The expectations of the community, the extended isolation, can be draining, Shoop notes.
“It’s a long season. It’s seven months,” she says. “To me what a big part of my job involves is making sure things are OK with the community and letting people know what’s going on.”
There and back again
There are few people as enthusiastic about the community and Palmer Station as Evans. It’s common to step into the station galley — a cozy room above the laboratories with a wall of windows looking out onto the harbor, islands and icebergs — and find her smiling and wearing an apron in the kitchen.
“Here at Palmer we’re more a part of a community than some of us are at home,” she says. “It’s a lot easier to volunteer here doing little things than it is at home doing little things. You don’t have to go far.”
She’s also an unabashed ambassador for the USAP when off the Ice.
“I promote Antarctica as a job. I wish I had cards to hand out,” says the Minneapolis resident. “It’s a beautiful landscape. It’s pristine.”
Pristine but changing rapidly. Veteran residents — and even those who have only ventured down the last few years — see the changes wrought by global warming. Penguin colonies are shrinking. The front of the glacier behind Palmer Station, part of the Marr Ice Piedmont that covers most of Anvers Island, retreats about 30 feet a year.
“I definitely see the changes,” says George Ryan, hazardous waste technician, who has been traveling to Palmer Station on and off for the last decade. In 2004, the rapid melting of Marr Ice Piedmont from a spot called Norsel Point on Anvers Island revealed a separate spit of land, now called Amsler Island.

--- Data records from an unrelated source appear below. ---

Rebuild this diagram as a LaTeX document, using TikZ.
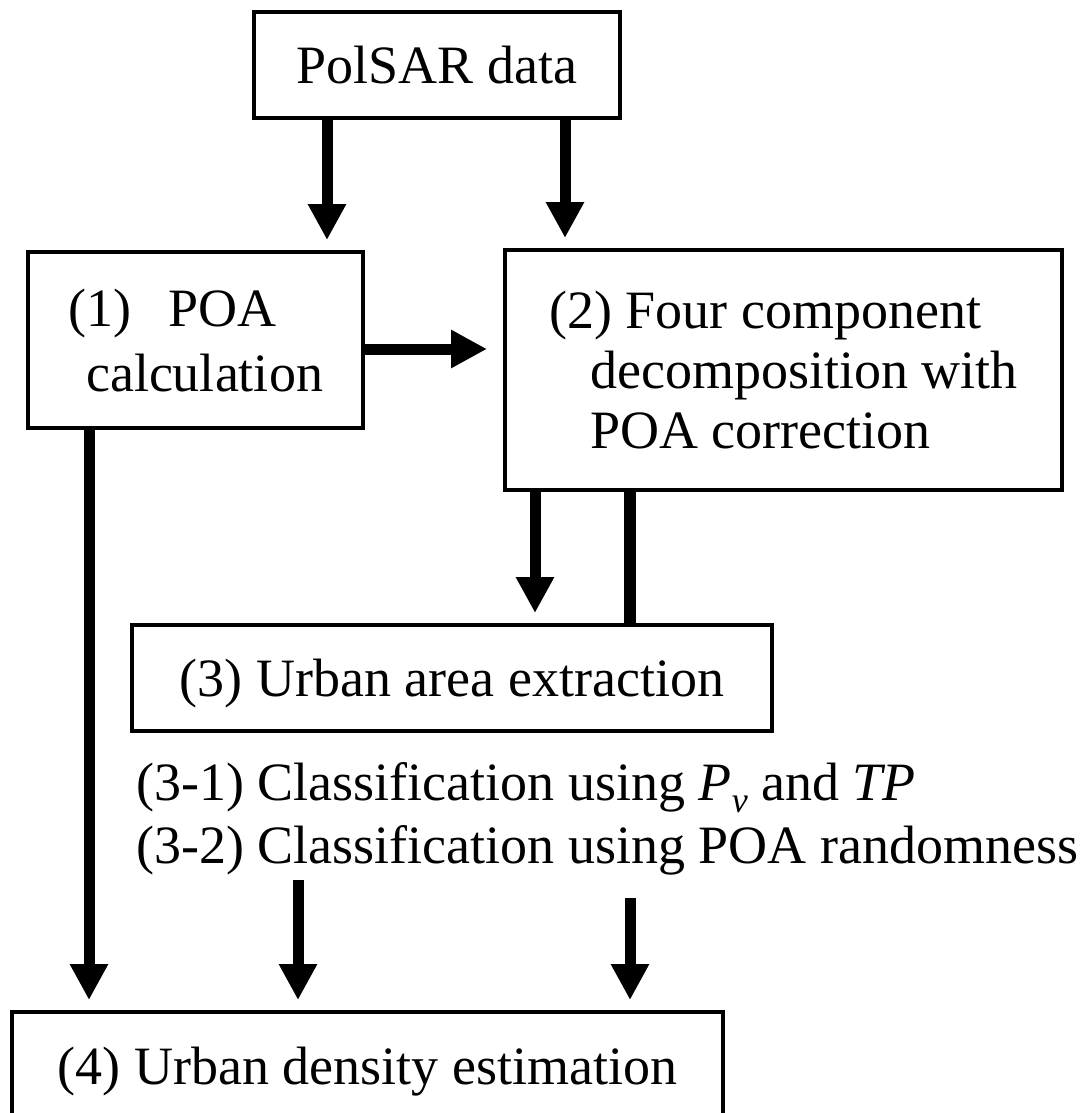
\documentclass[tikz,border=0pt]{standalone}
\usepackage{fontspec}
\setmainfont{Liberation Serif}
\usetikzlibrary{arrows.meta}
\tikzset{
      block/.style={draw=black, line width=2pt, rectangle, inner sep=0pt, text depth=0pt,
            font=\fontsize{27}{30}\selectfont},
      note/.style={anchor=base west, inner sep=0pt, font=\fontsize{27}{30}\selectfont},
      flow/.style={draw=black, line width=5.5pt, -{Triangle[length=18pt,width=18pt]}, shorten >=5pt},
      link/.style={draw=black, line width=6pt},
}

\begin{document}
\begin{tikzpicture}[x=0.5pt, y=-0.5pt]
        \useasboundingbox (0,0) rectangle (1091,1113);

        % Draw the boxes
        \node[block, minimum width=183pt, minimum height=53pt] (data) at (437,65) {PolSAR data};
        \node[block, minimum width=167.5pt, minimum height=88pt, align=left] (poa) at (195.5,340)
              {(1)\hspace{0.7em}POA\\[2.5pt]\hspace*{9pt}calculation};
        \node[block, minimum width=278.5pt, minimum height=120pt, align=left] (decomp) at (783.5,370)
              {(2) Four component\\\hspace*{20.5pt}decomposition with\\\hspace*{20.5pt}POA correction};
        \node[block, minimum width=320pt, minimum height=53pt] (urban) at (452,678) {(3) Urban area extraction};
        \node[block, minimum width=355.5pt, minimum height=54pt] (est) at (367.5,1066) {(4) Urban density estimation};

        % The two classification steps
        \node[note] (cls1) at (136,800) {(3-1) Classification using \textit{P}\raisebox{-6pt}{\fontsize{18}{18}\selectfont\textit{v}} and \textit{TP}};
        \node[note] (cls2) at (136,863) {(3-2) Classification using POA randomness};

        % Draw the connectors
        \coordinate (c1) at (327,0);
        \coordinate (c2) at (565,0);
        \coordinate (c3) at (89,0);
        \coordinate (c4) at (535,0);
        \coordinate (c5) at (630,0);
        \coordinate (h1) at (0,349);
        \coordinate (s1) at (298,880);
        \coordinate (s2) at (630,898);

        \draw[flow] (data.south -| c1) -- (c1 |- poa.north);
        \draw[flow] (data.south -| c2) -- (c2 |- decomp.north);
        \draw[flow, shorten >=8pt] (poa.east |- h1) -- (decomp.west |- h1);
        \draw[flow] (poa.south -| c3) -- (c3 |- est.north);
        \draw[flow] (decomp.south -| c4) -- (c4 |- urban.north);
        \draw[link] (decomp.south -| c5) -- (c5 |- urban.north);
        \draw[flow] (s1) -- (s1 |- est.north);
        \draw[flow] (s2) -- (s2 |- est.north);

\end{tikzpicture}
\end{document}
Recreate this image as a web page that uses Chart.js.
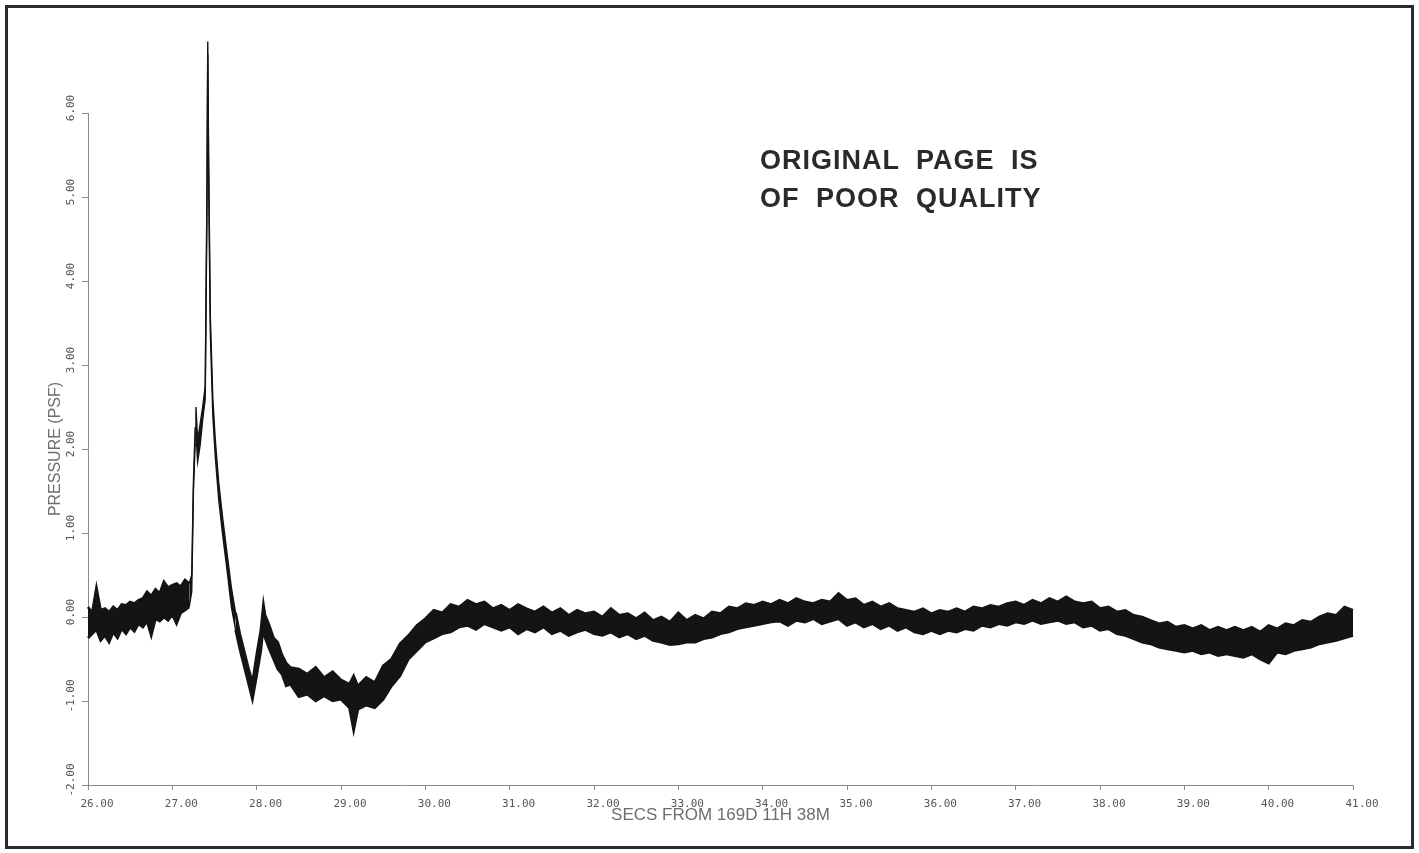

Still, the landscape inspires many at Palmer Station, where it seems almost everyone sports a fancy digital SLR camera to capture the ever-changing scenery. Even the inexorable collapse of the ice amazes, where the melting ice caps on the individual islands look like melted marshmallow on a sweet potato pie as it deflates.
“It’s an amazing setting. I still enjoy walking between the buildings and looking out across [the landscape],” Shoop says. “It’s wonderful. You’ll see something different — the light, something in the water, the ice moving in and out.”
Most of the folks I talked to for this story have themselves moved out of Palmer Station, and a smaller crew has moved in for the winter. This ebb and flow of humanity mirrors the natural cycle of wildlife in the region, breeding giving way to broods giving way to migration for another season.
No doubt, many of Palmer personnel will be back in September, when the penguins and petrels and seals also return, to begin anew the challenges of life on the Antarctic Peninsula.
“It’s always difficult to say, ‘no,’ to coming back,” Glass says.